God’s longsuffering was demonstrated to the zenith in Jonah 3:10. “Then God saw their works that they turned from their evil way; and God relented from the disaster that He had said He would bring upon them, and He did not do it.” God relents when we repent!
In the New Testament, Jesus Christ made a statement about repentance and repeated it as He further emphasized His point. Luke 13:1-5 records Jesus being told about Galileans who had suffered and died at the hands of Pilate. Others had died as the result of a tower falling on them. He stated these were not worse sinners than anyone else because they had suffered these things. However, in verses 3 and 5 He says, “…but unless you repent you will all likewise perish.”
Christ sent the apostle John with a message to the seven churches in Asia. Only two of the churches, Smyrna and Philadelphia, were not commanded to repent. The other five churches were told what the consequences of failing to repent would be.
The church at Ephesus had left its first love. They were told to repent or else! Revelation 2:5 says, “Remember therefore from where you have fallen; repent and do the first works, or else I will come to you quickly and remove your lampstand from its place – unless you repent.”

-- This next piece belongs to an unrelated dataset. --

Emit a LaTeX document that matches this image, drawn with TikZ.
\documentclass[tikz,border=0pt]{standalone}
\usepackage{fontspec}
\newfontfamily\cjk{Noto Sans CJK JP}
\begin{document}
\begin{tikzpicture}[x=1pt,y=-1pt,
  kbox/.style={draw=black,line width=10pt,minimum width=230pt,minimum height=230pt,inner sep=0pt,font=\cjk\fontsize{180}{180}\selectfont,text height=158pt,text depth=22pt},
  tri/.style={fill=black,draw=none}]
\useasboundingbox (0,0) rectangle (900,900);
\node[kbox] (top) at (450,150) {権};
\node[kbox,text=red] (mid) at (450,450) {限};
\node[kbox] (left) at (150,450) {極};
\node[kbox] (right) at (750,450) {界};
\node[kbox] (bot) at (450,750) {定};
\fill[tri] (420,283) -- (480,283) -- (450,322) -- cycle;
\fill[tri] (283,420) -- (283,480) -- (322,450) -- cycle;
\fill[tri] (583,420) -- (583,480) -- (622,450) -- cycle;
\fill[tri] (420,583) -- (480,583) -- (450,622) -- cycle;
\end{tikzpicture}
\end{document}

The church at Pergamos had compromised its faith and was no longer sound in doctrine and practice. It was told to repent or else! Revelation 2:16 says, “Repent, or else I will come to you quickly and will fight against them with the sword of My mouth.”

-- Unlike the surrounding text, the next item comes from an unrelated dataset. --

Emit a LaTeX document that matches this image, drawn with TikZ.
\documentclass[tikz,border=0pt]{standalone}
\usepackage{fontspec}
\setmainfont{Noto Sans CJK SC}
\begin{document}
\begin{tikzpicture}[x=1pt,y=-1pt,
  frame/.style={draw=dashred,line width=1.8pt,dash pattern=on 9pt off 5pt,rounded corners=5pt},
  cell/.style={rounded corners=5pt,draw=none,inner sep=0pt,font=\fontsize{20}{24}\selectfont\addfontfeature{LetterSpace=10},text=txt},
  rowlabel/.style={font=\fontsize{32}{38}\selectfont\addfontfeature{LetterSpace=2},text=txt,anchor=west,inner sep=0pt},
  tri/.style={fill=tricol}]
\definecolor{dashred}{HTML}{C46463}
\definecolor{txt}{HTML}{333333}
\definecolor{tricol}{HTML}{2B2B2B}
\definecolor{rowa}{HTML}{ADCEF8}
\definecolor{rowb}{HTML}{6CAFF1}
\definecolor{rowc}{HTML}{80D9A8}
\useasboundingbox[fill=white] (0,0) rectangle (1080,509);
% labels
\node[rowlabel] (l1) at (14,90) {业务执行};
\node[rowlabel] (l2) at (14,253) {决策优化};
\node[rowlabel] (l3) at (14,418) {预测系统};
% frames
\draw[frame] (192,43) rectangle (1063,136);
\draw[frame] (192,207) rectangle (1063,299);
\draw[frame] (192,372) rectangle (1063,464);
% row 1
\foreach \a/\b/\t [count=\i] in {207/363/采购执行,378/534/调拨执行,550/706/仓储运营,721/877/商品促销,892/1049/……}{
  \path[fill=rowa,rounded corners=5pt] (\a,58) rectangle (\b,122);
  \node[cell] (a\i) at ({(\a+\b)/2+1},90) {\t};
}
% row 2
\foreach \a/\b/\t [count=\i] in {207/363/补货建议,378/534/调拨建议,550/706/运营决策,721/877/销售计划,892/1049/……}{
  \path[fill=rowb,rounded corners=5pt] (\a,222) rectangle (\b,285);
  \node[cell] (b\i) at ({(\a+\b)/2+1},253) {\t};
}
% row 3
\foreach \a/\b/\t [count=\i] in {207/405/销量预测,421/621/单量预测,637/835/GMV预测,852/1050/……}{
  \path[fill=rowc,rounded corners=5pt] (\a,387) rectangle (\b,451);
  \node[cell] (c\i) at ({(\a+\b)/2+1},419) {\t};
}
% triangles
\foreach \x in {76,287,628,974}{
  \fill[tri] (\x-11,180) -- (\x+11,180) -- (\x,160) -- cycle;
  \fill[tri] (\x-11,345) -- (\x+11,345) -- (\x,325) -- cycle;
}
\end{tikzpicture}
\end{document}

The church at Thyatira had become sexually immoral and corrupt. They were told in Revelation 2:21-22, “And I gave her [Jezebel] time to repent of her sexual immorality, and she did not repent. Indeed I will cast her into a sickbed, and those who commit adultery with her into great tribulation, unless they repent of their deeds.”
The church at Sardis had spiritually died. It was told in Revelation 3:3, “Remember therefore how you have received and heard; hold fast and repent. Therefore if you will not watch, I will come upon you as a thief, and you will not know what hour I will come upon you.”

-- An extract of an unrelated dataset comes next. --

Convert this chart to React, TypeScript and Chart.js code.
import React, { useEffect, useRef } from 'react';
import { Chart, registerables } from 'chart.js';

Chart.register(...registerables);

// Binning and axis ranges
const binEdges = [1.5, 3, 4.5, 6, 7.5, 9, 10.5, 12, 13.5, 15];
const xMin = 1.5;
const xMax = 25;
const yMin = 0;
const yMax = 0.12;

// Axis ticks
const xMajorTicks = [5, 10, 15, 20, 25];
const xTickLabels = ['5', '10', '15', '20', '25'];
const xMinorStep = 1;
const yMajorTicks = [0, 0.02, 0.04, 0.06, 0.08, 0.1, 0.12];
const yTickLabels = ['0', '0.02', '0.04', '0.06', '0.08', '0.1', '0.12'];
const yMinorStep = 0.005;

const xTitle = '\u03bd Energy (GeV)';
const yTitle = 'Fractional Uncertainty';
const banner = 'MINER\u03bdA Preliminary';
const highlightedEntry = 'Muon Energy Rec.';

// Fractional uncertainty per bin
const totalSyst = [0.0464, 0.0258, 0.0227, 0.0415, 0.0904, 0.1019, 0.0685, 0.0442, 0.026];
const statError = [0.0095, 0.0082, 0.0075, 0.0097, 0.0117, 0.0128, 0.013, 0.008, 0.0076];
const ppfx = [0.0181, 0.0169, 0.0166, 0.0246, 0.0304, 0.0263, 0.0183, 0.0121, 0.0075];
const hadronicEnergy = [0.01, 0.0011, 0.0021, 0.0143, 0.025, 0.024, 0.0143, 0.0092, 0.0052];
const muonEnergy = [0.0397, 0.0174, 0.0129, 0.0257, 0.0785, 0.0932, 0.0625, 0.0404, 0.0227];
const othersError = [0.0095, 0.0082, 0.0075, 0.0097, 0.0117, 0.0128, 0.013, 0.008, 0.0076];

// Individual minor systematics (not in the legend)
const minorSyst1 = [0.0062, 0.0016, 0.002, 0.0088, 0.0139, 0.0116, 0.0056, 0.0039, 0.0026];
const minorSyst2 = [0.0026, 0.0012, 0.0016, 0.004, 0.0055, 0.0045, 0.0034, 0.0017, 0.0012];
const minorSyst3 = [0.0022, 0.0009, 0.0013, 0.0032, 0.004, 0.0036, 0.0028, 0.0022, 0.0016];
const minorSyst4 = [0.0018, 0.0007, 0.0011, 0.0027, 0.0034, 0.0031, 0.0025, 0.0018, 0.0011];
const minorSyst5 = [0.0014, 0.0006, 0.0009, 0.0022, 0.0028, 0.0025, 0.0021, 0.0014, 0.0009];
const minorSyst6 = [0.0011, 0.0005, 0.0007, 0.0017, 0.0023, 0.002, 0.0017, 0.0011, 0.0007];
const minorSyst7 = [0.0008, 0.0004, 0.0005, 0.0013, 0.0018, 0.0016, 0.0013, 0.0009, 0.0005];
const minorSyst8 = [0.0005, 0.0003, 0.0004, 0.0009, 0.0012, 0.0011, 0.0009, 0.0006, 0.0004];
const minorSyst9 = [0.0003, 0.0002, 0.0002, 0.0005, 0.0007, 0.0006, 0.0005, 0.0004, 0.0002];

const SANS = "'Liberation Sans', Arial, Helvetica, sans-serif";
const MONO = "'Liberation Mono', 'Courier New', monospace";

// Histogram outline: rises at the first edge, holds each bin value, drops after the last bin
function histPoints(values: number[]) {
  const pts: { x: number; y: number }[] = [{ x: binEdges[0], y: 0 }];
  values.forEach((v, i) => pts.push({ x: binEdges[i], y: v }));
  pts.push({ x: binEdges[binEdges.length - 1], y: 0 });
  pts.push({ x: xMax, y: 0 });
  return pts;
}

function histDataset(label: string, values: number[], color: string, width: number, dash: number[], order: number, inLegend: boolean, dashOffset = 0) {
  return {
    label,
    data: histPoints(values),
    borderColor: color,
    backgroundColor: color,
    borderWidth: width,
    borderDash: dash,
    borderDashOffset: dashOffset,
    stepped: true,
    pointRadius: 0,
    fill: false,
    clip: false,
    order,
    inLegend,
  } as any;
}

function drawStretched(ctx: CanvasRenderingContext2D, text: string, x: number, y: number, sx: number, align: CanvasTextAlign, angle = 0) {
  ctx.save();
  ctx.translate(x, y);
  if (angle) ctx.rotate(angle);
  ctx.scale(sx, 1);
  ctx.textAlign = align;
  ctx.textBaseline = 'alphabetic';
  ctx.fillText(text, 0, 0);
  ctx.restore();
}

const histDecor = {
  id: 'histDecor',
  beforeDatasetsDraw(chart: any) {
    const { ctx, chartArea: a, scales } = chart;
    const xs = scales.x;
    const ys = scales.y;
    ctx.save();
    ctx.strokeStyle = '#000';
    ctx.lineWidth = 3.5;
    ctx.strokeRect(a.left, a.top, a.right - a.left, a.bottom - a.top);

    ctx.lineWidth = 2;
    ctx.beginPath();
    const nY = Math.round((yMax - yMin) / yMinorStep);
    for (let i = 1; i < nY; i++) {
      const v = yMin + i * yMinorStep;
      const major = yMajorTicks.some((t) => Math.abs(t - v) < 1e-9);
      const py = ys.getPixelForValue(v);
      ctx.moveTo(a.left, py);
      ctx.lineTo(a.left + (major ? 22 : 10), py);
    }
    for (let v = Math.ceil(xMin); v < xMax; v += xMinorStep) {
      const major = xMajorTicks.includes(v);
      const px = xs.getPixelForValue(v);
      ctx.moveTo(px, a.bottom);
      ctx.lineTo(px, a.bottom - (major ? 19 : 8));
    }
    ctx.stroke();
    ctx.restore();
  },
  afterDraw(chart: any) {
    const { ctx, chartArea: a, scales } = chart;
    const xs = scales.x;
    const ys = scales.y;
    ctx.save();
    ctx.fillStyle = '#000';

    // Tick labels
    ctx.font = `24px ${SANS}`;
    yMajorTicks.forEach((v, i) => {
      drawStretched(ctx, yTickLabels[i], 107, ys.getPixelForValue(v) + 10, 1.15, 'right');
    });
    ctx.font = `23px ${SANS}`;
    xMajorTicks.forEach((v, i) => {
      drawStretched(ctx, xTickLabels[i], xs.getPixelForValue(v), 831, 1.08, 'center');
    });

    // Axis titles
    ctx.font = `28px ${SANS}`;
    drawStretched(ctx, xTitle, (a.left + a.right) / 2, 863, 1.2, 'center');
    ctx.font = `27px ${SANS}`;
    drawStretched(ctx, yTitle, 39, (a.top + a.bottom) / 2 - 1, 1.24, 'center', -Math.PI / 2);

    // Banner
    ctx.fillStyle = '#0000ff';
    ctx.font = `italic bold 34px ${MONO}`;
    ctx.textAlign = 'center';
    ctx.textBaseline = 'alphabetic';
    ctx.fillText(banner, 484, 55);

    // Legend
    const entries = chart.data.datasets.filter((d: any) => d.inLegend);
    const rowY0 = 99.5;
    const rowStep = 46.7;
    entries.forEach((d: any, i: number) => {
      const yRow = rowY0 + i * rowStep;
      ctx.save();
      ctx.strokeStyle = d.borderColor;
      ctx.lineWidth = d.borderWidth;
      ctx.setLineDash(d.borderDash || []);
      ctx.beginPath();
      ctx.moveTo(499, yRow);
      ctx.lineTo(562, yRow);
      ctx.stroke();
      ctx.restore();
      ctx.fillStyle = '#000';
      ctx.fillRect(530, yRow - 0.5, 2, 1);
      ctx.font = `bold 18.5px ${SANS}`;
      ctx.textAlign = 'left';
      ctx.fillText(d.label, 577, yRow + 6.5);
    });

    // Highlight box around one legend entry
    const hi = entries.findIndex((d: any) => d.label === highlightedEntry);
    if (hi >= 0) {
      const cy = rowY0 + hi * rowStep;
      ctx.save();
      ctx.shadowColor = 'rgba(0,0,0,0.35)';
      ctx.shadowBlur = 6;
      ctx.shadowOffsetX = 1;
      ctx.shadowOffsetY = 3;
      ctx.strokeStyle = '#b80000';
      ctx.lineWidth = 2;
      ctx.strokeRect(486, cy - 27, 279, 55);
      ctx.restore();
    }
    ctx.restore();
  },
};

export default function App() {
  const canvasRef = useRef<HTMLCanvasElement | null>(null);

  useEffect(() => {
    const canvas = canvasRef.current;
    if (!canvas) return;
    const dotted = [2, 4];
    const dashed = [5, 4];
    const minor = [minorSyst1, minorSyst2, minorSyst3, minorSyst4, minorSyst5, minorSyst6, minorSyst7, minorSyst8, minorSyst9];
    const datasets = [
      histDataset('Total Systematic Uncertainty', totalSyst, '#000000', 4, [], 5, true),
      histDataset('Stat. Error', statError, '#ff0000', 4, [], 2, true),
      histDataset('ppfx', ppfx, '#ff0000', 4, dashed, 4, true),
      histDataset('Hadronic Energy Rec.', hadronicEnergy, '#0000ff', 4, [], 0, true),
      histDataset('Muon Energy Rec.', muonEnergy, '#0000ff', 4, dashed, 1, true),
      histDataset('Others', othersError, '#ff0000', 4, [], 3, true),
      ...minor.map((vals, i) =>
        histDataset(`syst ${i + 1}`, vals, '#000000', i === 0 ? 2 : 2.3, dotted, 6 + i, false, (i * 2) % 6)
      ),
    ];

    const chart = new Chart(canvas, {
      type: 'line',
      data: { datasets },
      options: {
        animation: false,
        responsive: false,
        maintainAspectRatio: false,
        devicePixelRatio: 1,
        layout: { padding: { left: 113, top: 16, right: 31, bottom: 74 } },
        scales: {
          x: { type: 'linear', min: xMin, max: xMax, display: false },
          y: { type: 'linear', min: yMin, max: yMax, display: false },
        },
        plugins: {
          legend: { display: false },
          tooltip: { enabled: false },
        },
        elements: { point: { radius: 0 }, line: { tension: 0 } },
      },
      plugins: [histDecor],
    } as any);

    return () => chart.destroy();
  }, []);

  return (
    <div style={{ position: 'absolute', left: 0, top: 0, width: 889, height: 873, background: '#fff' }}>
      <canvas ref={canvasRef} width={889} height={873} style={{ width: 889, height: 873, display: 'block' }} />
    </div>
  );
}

The church at Laodicea had become smug and lukewarm in its presumptuous opinion of itself. It was told in Revelation 3:18-19, “I counsel you to buy from Me gold refined in the fire, that you may be rich; and white garments, that you may be clothed, that the shame of your nakedness may not be revealed; and anoint your eyes with eye salve, that you may see. As many as I love, I rebuke and chasten. Therefore be zealous and repent.”
Repentance is a cornerstone attitude for anyone seeking an acceptable relationship with God and Christ. Repentance is a profound changing of our will that opens our lives to God’s will. Into the Abundant Life is a book published by the “Truth for Today World Mission School” out of Searcy, Arkansas. Two of the many statements in the chapter on repentance read: “Time and eternity will convict us all that the big issue of life is repentance! Mankind travels one of two roads before God: the way of repentance or the way of rebellion.”